Sherlock-Fans finden noch 87 Jahre nach dem Tod des Erschaffers Sir Arthur Conan Doyle (1859-1930) ein unendliches Feld der Faszination: Sie beschäftigen sich mit Sherlocks Hobbys, seinen Beziehungen zu anderen Figuren, zu Deutschland, zu Frauen. Zu Theaterstücken über Sherlock Holmes reisen sie gerne im historischen Gewand an. „Ist doch schön, sein Hobby so zu zeigen“, sagt Inge Glücklich.

Da war etwa die schwäbische Komödie „Sherlock Holmes und die Kehrwoche des Todes“ 2015. Oder ein Krimi-Dinner „Sherlock Holmes und die vergiftete Maultaschensuppe“ in einigen Hotels im Schwäbischen, bei dem der Gatte einer schwäbischen Baronin plötzlich das Zeitliche segnet. Dinnergäste müssen beim Ermitteln des Mörders mitraten.

Dann gibt es die vielen Filme: Wer war der beste Sherlock? Der Brite Jeremy Brett (1933-1995) in den 80er und 90er Jahren, sind sich die meisten einig. Der schlimmste Film? Zum Beispiel „Sherlock Holmes und der Dinosaurier“ (2010) oder „Sir Arthur Knatterski“ (1980). Im Mai 2018 feiern die Sherlockianer ihren Helden beim großen Sherlock-Fest „SherloCon“ in Saarbrücken. Es gibt Vorträge, Fan-Artikel und Neuheiten. Vielleicht auch wie beim letzten Mal ein Zitate-Bingo mit Passagen aus dem Gesamtwerk aus 56 Kurzgeschichten und vier Romanen.

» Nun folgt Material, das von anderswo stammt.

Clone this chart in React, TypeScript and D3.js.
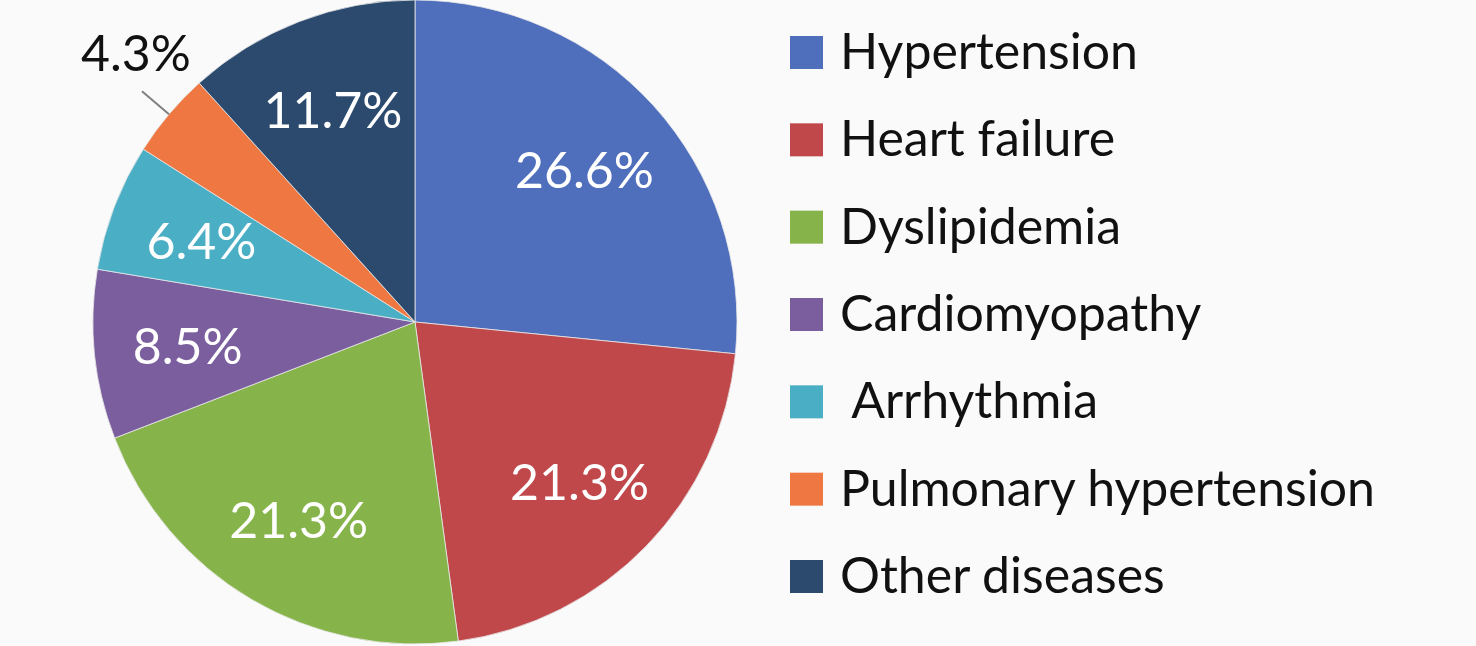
import { useEffect, useRef } from "react"
import * as d3 from "d3"

const categories = [
  "Hypertension",
  "Heart failure",
  "Dyslipidemia",
  "Cardiomyopathy",
  " Arrhythmia",
  "Pulmonary hypertension",
  "Other diseases",
]
const shares = [26.6, 21.3, 21.3, 8.5, 6.4, 4.3, 11.7]
const labels = ["26.6%", "21.3%", "21.3%", "8.5%", "6.4%", "4.3%", "11.7%"]
const colors = ["#4f6fbd", "#c0474a", "#86b44a", "#7a5e9e", "#4aaec4", "#ef7842", "#2b4a6e"]

const width = 1476
const height = 646

export default function App() {
  const svgRef = useRef<SVGSVGElement>(null)

  useEffect(() => {
    if (!svgRef.current) return
    const svg = d3.select(svgRef.current)
    svg.selectAll("*").remove()

    const cx = 415
    const cy = 322
    const r = 322

    svg.append("rect").attr("width", width).attr("height", height).attr("fill", "#fafafa")

    const pie = d3
      .pie<number>()
      .sort(null)
      .value((d) => d)
    const arcs = pie(shares)

    const arc = d3.arc<d3.PieArcDatum<number>>().innerRadius(0).outerRadius(r)
    const labelArc = d3.arc<d3.PieArcDatum<number>>().innerRadius(r * 0.71).outerRadius(r * 0.71)

    const g = svg.append("g").attr("transform", `translate(${cx},${cy})`)

    g.selectAll("path.slice")
      .data(arcs)
      .join("path")
      .attr("class", "slice")
      .attr("d", arc)
      .attr("fill", (_, i) => colors[i])
      .attr("stroke", "#e8e8e8")
      .attr("stroke-width", 0.8)

    const font = "Lato, 'Open Sans', sans-serif"
    const fontSize = 50

    // labels inside slices, small one gets a leader line
    arcs.forEach((a, i) => {
      const mid = (a.startAngle + a.endAngle) / 2
      if (shares[i] < 5) {
        const p = (k: number) => [Math.sin(mid) * r * k, -Math.cos(mid) * r * k]
        const [x1, y1] = p(1.0)
        const [x2, y2] = p(1.11)
        g.append("line")
          .attr("x1", x1)
          .attr("y1", y1)
          .attr("x2", x2)
          .attr("y2", y2)
          .attr("stroke", "#7f7f7f")
          .attr("stroke-width", 2)
        const [tx, ty] = p(1.2)
        g.append("text")
          .attr("x", tx + 16)
          .attr("y", ty - 21)
          .attr("text-anchor", "middle")
          .attr("dominant-baseline", "central")
          .attr("font-family", font)
          .attr("font-size", fontSize)
          .attr("fill", "#111")
          .text(labels[i])
      } else {
        const [x, y] = labelArc.centroid(a)
        g.append("text")
          .attr("x", x)
          .attr("y", y)
          .attr("text-anchor", "middle")
          .attr("dominant-baseline", "central")
          .attr("font-family", font)
          .attr("font-size", fontSize)
          .attr("fill", "#fff")
          .text(labels[i])
      }
    })

    // legend
    const ly = d3.scalePoint<string>().domain(categories).range([52, 576])
    const legend = svg
      .append("g")
      .selectAll("g")
      .data(categories)
      .join("g")
      .attr("transform", (d) => `translate(790,${ly(d)})`)

    legend
      .append("rect")
      .attr("x", 0)
      .attr("y", -16)
      .attr("width", 33)
      .attr("height", 33)
      .attr("fill", (_, i) => colors[i])

    legend
      .append("text")
      .attr("x", 50)
      .attr("y", -2)
      .attr("dominant-baseline", "central")
      .attr("font-family", font)
      .attr("font-size", fontSize)
      .attr("fill", "#111")
      .attr("xml:space", "preserve")
      .style("white-space", "pre")
      .text((d) => d)
  }, [])

  return (
    <div style={{ position: "fixed", left: 0, top: 0 }}>
      <svg ref={svgRef} width={width} height={height} style={{ display: "block" }} />
    </div>
  )
}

Doyle hatte nach drei Sherlock-Romanen und rund zwei Dutzend Kurzgeschichten die Nase voll und ließ ihn an den Reichenbachfällen abstürzen. Auf Meiringen kam der begeisterte Wanderer durch einen Urlaub. Doch seine Fans beknieten ihn weiterzuschreiben, und als Doyle Geld brauchte, ließ er den Meisterdetektiv wieder auferstehen.

Für viele Sherlockianer ist das Ermittlergenie bis heute so lebendig wie eh und je. „Es ist erstaunlich, wie viele Menschen in aller Welt überzeugt sind, dass er echt ist“, stellte Doyle selbst 1927 fest.